I used to see the fact that I couldn’t run daily anymore as a reason to not do it at all – but yesterday’s impromptu run was a good reminder that I can throw out absolutes and rules I make for myself, and instead focus on what the body wants/needs at any given moment. I can enjoy the occasional short run, even if I’m not able do it several days a week. I’m the one who decides this stuff.

There’s nothing boxing me in to either side. I don’t have to choose running all the time or not running at all. I can find a middle ground that works for me (even if that means it’s only 3 times a year). I can be a “sometimes” runner if that’s what I want.

This is something I always need to work on. I often have an all or nothing mindset. I usually won’t do something unless I know I can do it perfectly, or at least really really well. I get incredibly uncomfortable diving into things for the first time.  Over the years, there were countless diet attempts that I failed on and then gave up entirely because I couldn’t do it exactly as I was supposed to. If I had one emotional eating episode after two weeks of none, I saw it as a reason to just give up and binge constantly. I’d skip exercising if I couldn’t get a whole hour in. I’m the type of person who can’t enjoy a movie if I miss the first few minutes of it. And if I start a book, you better believe I’m going to finish it, even if it’s boring me to death and takes me a year to get through. All or nothing. No inbetween.

But life doesn’t have to be all or nothing. We’re not stuck obeying the rules we set for ourselves forever. I can be a sometimes runner. I can eat well most of the time. I can enjoy a cocktail and a dessert sometimes. I can exercise when I can. I can put the book that bores me back on the shelf (and pick up one that doesn’t!). I can take a week to respond to email or not respond at all (the horror!). I’m the boss of me.

Just as I’ve been practicing listening to my body more – paying attention to those hunger & satisfaction cues, knowing when I need to rest, knowing when I can push it harder, I have to listen to my soul more.
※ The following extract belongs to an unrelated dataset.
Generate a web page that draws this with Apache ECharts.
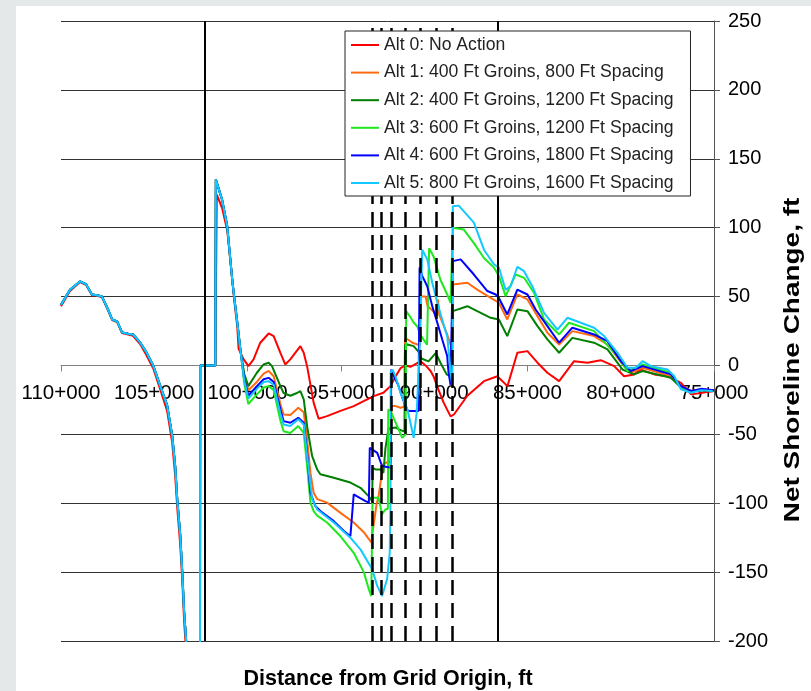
<!DOCTYPE html>
<html><head><meta charset="utf-8">
<script src="https://cdn.jsdelivr.net/npm/echarts@6/dist/echarts.min.js"></script>
<style>
html,body{margin:0;padding:0;background:#e4e8e8;}
#wrap{position:relative;width:811px;height:691px;overflow:hidden;background:#e4e8e8;}
#paper{position:absolute;left:16px;top:6px;right:0;bottom:0;background:#fff;}
#chart{position:absolute;left:0;top:0;width:811px;height:691px;}
</style></head><body>
<div id="wrap"><div id="paper"></div><div id="chart"></div></div>
<script>
// ---- data (distance in ft, net shoreline change in ft) ----
const seriesNames = [
  'Alt 0: No Action',
  'Alt 1: 400 Ft Groins, 800 Ft Spacing',
  'Alt 2: 400 Ft Groins, 1200 Ft Spacing',
  'Alt 3: 600 Ft Groins, 1200 Ft Spacing',
  'Alt 4: 600 Ft Groins, 1800 Ft Spacing',
  'Alt 5: 800 Ft Groins, 1600 Ft Spacing'
];
const seriesColors = ['#ff0000', '#ff6a10', '#007f00', '#1ee81e', '#0000ff', '#14c8ff'];
const xTickValues = [110000, 105000, 100000, 95000, 90000, 85000, 80000, 75000];
const solidLines = [102270, 86600];
const dashedLines = [93310, 92820, 92290, 91530, 90730, 89870, 89010];

const headCommon = [[110000,44],[109520,55],[108980,61],[108660,59],[108340,51.5],[108070,51],[107800,50],[107480,40.6],[107260,33.4],[106990,32],[106730,24],[106400,23],[106140,22.5],[105760,16.7],[105440,10],[105060,0],[104690,-14.5],[104310,-29],[104040,-51],[103880,-73],[103770,-97],[103610,-123],[103500,-150],[103400,-179],[103290,-200],[103130,-242],[102560,-400],[102540,0],[101730,0],[101700,135],[101360,120],[101090,101],[100820,62],[100720,50],[100550,31],[100390,12]];

const alt0 = [[110000,43],[109520,54],[108980,60.5],[108660,58.5],[108340,51],[108070,50.5],[107800,49.5],[107480,40],[107260,33],[106990,31.5],[106730,23.5],[106400,22.5],[106140,21.5],[105760,15.5],[105440,8],[105060,-2],[104690,-17],[104310,-33],[104040,-56],[103880,-80],[103770,-103],[103610,-130],[103500,-156],[103400,-186],[103290,-208],[103130,-250],[102560,-400],[102540,0],[101730,0],[101650,124],[101360,114],[101090,98],[100820,62],[100720,48],[100550,28],[100480,12],[100210,4.4],[99950,-0.5],[99680,4.4],[99320,16.5],[98870,23.2],[98600,21.3],[98240,9.2],[97980,0.7],[97710,4.4],[97170,14],[96990,9.2],[96810,-0.5],[96460,-27],[96190,-38.7],[95740,-36.8],[95020,-33],[94310,-29.5],[93590,-24.7],[93240,-22.3],[92720,-19.8],[92340,-15],[92070,-8],[91800,-2],[91530,0],[91270,-1],[91000,1],[90730,3],[90460,0],[90190,-4],[90030,-8],[89760,-18],[89490,-27],[89120,-37],[88940,-35.6],[88220,-22],[87330,-11.4],[86610,-7.8],[86070,-15],[85540,9.2],[85000,10.4],[84460,2],[83930,-5.3],[83300,-11.4],[82500,3.1],[81780,2],[81070,3.8],[80350,-0.5],[79820,-7.8],[79280,-6.5],[78920,-3],[78200,-6.5],[77480,-7.8],[76770,-12.6],[76230,-21],[75700,-20],[75070,-18.6]];

const alt1Tail = [[100180,-8],[99960,-18],[99500,-12],[99140,-6],[98870,-4],[98600,-7.8],[98240,-28],[98070,-35.6],[97710,-36],[97280,-30.7],[96990,-34],[96810,-53.7],[96630,-78],[96460,-92.4],[96270,-97],[95740,-99.6],[95020,-107],[94310,-114],[93770,-121],[93500,-126],[93360,-128.7],[93330,-124],[93090,-101],[92980,-95],[92730,-72],[92500,-70],[92340,-70],[92280,-29.5],[92070,-29.5],[91800,-30.7],[91600,-30],[91560,19],[91430,19],[91160,16.5],[90890,15.2],[90750,15],[90730,50],[90460,50],[90350,43],[90100,40],[89830,36],[89800,48],[89700,36],[89330,23.7],[89120,15],[89020,12],[89000,58.8],[88950,58.8],[88220,60],[87690,55],[86970,49],[86530,45.5],[86080,33.4],[85540,51.5],[85000,47.9],[84460,35.8],[83930,23.7],[83300,15.2],[82590,24.9],[81430,21.3],[80710,15.2],[79900,0.7],[79460,-5.3],[78830,-1.7],[77310,-7.8],[76770,-15],[76230,-18.5],[75700,-17.5],[75000,-18]];

const alt2Tail = [[100180,-6],[99960,-15],[99500,-5.3],[99140,0.7],[98870,2],[98690,-0.5],[98240,-15],[98070,-20],[97710,-22],[97350,-20],[97170,-18.6],[96990,-24.7],[96810,-44],[96540,-65.8],[96270,-75.5],[96100,-79],[95380,-81.5],[94490,-85],[93950,-88.8],[93500,-95],[93320,-98.5],[93300,-74.3],[93140,-75.5],[92880,-75.5],[92720,-78],[92610,-60],[92450,-46],[92070,-45],[91890,-46.4],[91590,-48],[91560,15],[91430,15.2],[91100,14],[90840,10],[90680,5],[90300,3],[89920,9],[89660,2],[89330,-6.5],[89120,-8],[89020,-8],[89000,39.4],[88940,39.4],[88220,43],[87690,39.4],[86970,34.6],[86530,33.4],[86080,21.3],[85540,40.6],[85000,39.4],[84460,28.5],[83930,18.9],[83300,9.2],[82590,20],[81430,16.5],[80710,11.6],[79900,-3],[79280,-6.5],[78830,-4.1],[77310,-9],[76770,-16],[76230,-19],[75700,-18],[75000,-18.6]];

const alt3Tail = [[100180,-13],[99960,-28],[99500,-21],[99140,-16],[98870,-15],[98600,-18],[98240,-40],[98070,-47.7],[97710,-49],[97280,-44],[96990,-49],[96810,-73],[96630,-99.6],[96460,-105.7],[96270,-109],[95740,-114],[95020,-124],[94310,-136],[93770,-150],[93500,-162.5],[93370,-167.4],[93300,-96],[92980,-96],[92790,-108],[92610,-104.5],[92480,-104],[92460,-32],[92340,-33],[91980,-44],[91710,-52.5],[91530,-50],[91500,39.4],[91440,39.4],[91270,35],[91090,31],[90910,28.5],[90730,22],[90380,15],[90300,15],[90270,85],[90190,85],[90030,79],[89660,62],[89300,51.5],[89120,45.5],[89020,45],[89000,100],[88950,100],[88420,98.7],[87880,89],[87330,78],[86790,71],[86530,65],[86170,50.3],[85630,66],[85180,63.6],[84650,52.8],[84110,33.4],[83300,22.5],[82770,31],[81430,24.9],[80170,6.8],[79640,-4.1],[78830,0.7],[77330,-5.3],[76770,-16],[76230,-19],[75700,-17.5],[75000,-18.3]];

const alt4Tail = [[100180,-10],[99960,-22],[99500,-15],[99140,-10],[98870,-9],[98600,-12],[98240,-32],[98070,-40.4],[97710,-41.6],[97280,-38],[96990,-41.6],[96810,-63.4],[96630,-92.4],[96370,-102],[96100,-105.7],[95380,-113],[94850,-120],[94490,-124],[94400,-125],[94310,-93.6],[94130,-95],[93680,-98.5],[93500,-99.6],[93450,-59.8],[93050,-63.4],[92790,-73],[92330,-74.3],[92300,-3],[92150,-8],[91930,-14],[91690,-24],[91410,-33],[90840,-33],[90780,71],[90640,65],[90370,57.5],[90100,43],[89830,31],[89570,19],[89300,6.8],[89230,-5],[89120,-14],[89020,-14],[89000,75.7],[88950,75.7],[88580,77],[87870,66],[87150,54],[86700,51.5],[86530,49],[86080,37],[85540,55],[85000,51.5],[84560,40.6],[83930,28.5],[83300,16.5],[82590,27.4],[81430,22.5],[80710,17.6],[79990,3.1],[79460,-4.1],[78830,-0.5],[77310,-6.5],[76770,-15],[76230,-18.5],[75700,-17],[75000,-18]];

const alt5Tail = [[100180,-11],[99960,-24],[99500,-17],[99140,-12],[98870,-11.4],[98600,-14],[98240,-35],[98070,-42.8],[97710,-44],[97280,-39],[96990,-42.8],[96810,-65.8],[96540,-97],[96270,-104.5],[95380,-114],[94490,-125],[93950,-133.5],[93320,-148],[93050,-160],[92790,-167.4],[92520,-155],[92380,-136],[92340,-100],[92330,-5],[92230,-3],[92070,-8],[91800,-20],[91430,-32],[91270,-41.6],[91100,-52.5],[90940,-35],[90780,10],[90640,84],[90370,77],[90100,60],[89830,45.5],[89570,33.4],[89300,21],[89210,9],[89120,-5],[89020,-15],[89000,115.6],[88950,115.6],[88680,116],[87870,103.6],[87330,84],[86790,73.3],[86530,71],[86170,55],[85900,57.5],[85540,71.6],[85180,68.4],[84740,57.5],[84110,38.2],[83390,26],[82860,34.6],[82140,31],[81430,27.4],[80890,21.3],[80170,9.2],[79640,-1.7],[79190,-1.7],[78830,3.1],[78380,-0.5],[77490,-3],[77130,-7.8],[76770,-17.4],[76230,-19.8],[75700,-18],[75070,-18.6]];

const seriesData = [
  alt0,
  headCommon.concat(alt1Tail),
  headCommon.concat(alt2Tail),
  headCommon.concat(alt3Tail),
  headCommon.concat(alt4Tail),
  headCommon.concat(alt5Tail)
];

// ---- chart ----
const FONT = '"Liberation Sans", Arial, sans-serif';
const chart = echarts.init(document.getElementById('chart'), null, {renderer: 'canvas'});

const series = seriesNames.map((n, i) => ({
  name: n, type: 'line', data: seriesData[i],
  symbol: 'none', showSymbol: false, clip: true,
  color: seriesColors[i],
  lineStyle: {color: seriesColors[i], width: 2},
  animation: false, z: 2 + i * 0.01
}));

const refLines = solidLines.map(v => ({xAxis: v, lineStyle: {type: 'solid', width: 2, color: '#000'}}))
  .concat(dashedLines.map(v => ({xAxis: v, lineStyle: {type: [15, 8], width: 2.5, color: '#000'}})));

series.push({
  name: 'refs', type: 'line', data: [[120000, 0]], symbol: 'none', lineStyle: {opacity: 0},
  silent: true, animation: false, z: 5,
  markLine: {silent: true, symbol: ['none', 'none'], label: {show: false}, animation: false, z: 5,
    emphasis: {disabled: true}, data: refLines}
});

function stationFmt(v) {
  const k = Math.floor(v / 1000);
  const r = Math.round(v - k * 1000);
  return k + '+' + String(r).padStart(3, '0');
}

const Y_MIN = -200, Y_MAX = 250, GRID_TOP = 21, GRID_BOTTOM = 50, H = 691;
const plotH = H - GRID_TOP - GRID_BOTTOM;
const zeroOffset = -plotH * (0 - Y_MIN) / (Y_MAX - Y_MIN);

chart.setOption({
  animation: false,
  backgroundColor: 'transparent',
  textStyle: {fontFamily: FONT},
  grid: {left: 61, right: 97, top: GRID_TOP, bottom: GRID_BOTTOM, containLabel: false, outerBoundsMode: 'none'},
  legend: {
    data: seriesNames.map(n => ({name: n, icon: 'rect'})), orient: 'vertical', left: 345, top: 31, z: 20,
    backgroundColor: '#fff', borderColor: '#222', borderWidth: 1, borderRadius: 0,
    padding: [5, 17, 4, 6], itemWidth: 28, itemHeight: 2, itemGap: 9.6,
    textStyle: {fontFamily: FONT, fontSize: 17.6, color: '#222', lineHeight: 18},
    selectedMode: false
  },
  xAxis: {
    type: 'value', min: 75000, max: 110000, interval: 5000, inverse: true,
    position: 'bottom', offset: zeroOffset,
    axisLine: {show: true, onZero: false, lineStyle: {color: '#808080', width: 1}},
    axisTick: {show: true, length: 6, lineStyle: {color: '#808080'}},
    axisLabel: {show: true, formatter: stationFmt, fontFamily: FONT, fontSize: 20.5, color: '#000', margin: 17,
      showMinLabel: true, showMaxLabel: true},
    splitLine: {show: false}
  },
  yAxis: {
    type: 'value', position: 'right', min: Y_MIN, max: Y_MAX, interval: 50,
    axisLine: {show: true, lineStyle: {color: '#555', width: 1}},
    axisTick: {show: true, length: 6, lineStyle: {color: '#555'}},
    axisLabel: {fontFamily: FONT, fontSize: 20, color: '#000', margin: 14, align: 'left',
      showMinLabel: true, showMaxLabel: true},
    splitLine: {show: true, lineStyle: {color: '#333', width: 1}}
  },
  graphic: [
    {type: 'text', x: 388, y: 679, z: 30,
      style: {text: 'Distance from Grid Origin, ft', font: 'bold 21.5px ' + FONT, fill: '#000', align: 'center', verticalAlign: 'middle'}},
    {type: 'text', x: 793, y: 360, rotation: Math.PI / 2, scaleX: 1.3, z: 30,
      style: {text: 'Net Shoreline Change, ft', font: 'bold 21.5px ' + FONT, fill: '#000', align: 'center', verticalAlign: 'middle'}}
  ],
  series: series
});
</script></body></html>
If my soul doesn’t dig a certain book, who gives a shit? Who is keeping count? If my soul wants to dabble in an activity once in awhile, why not?

I don’t have to label or limit myself. You don’t have to label or limit yourself either. You don’t have to be a healthy eater or someone who enjoys cake. You can be both or neither. You are you. I am me. All of the time. Whatever that looks like.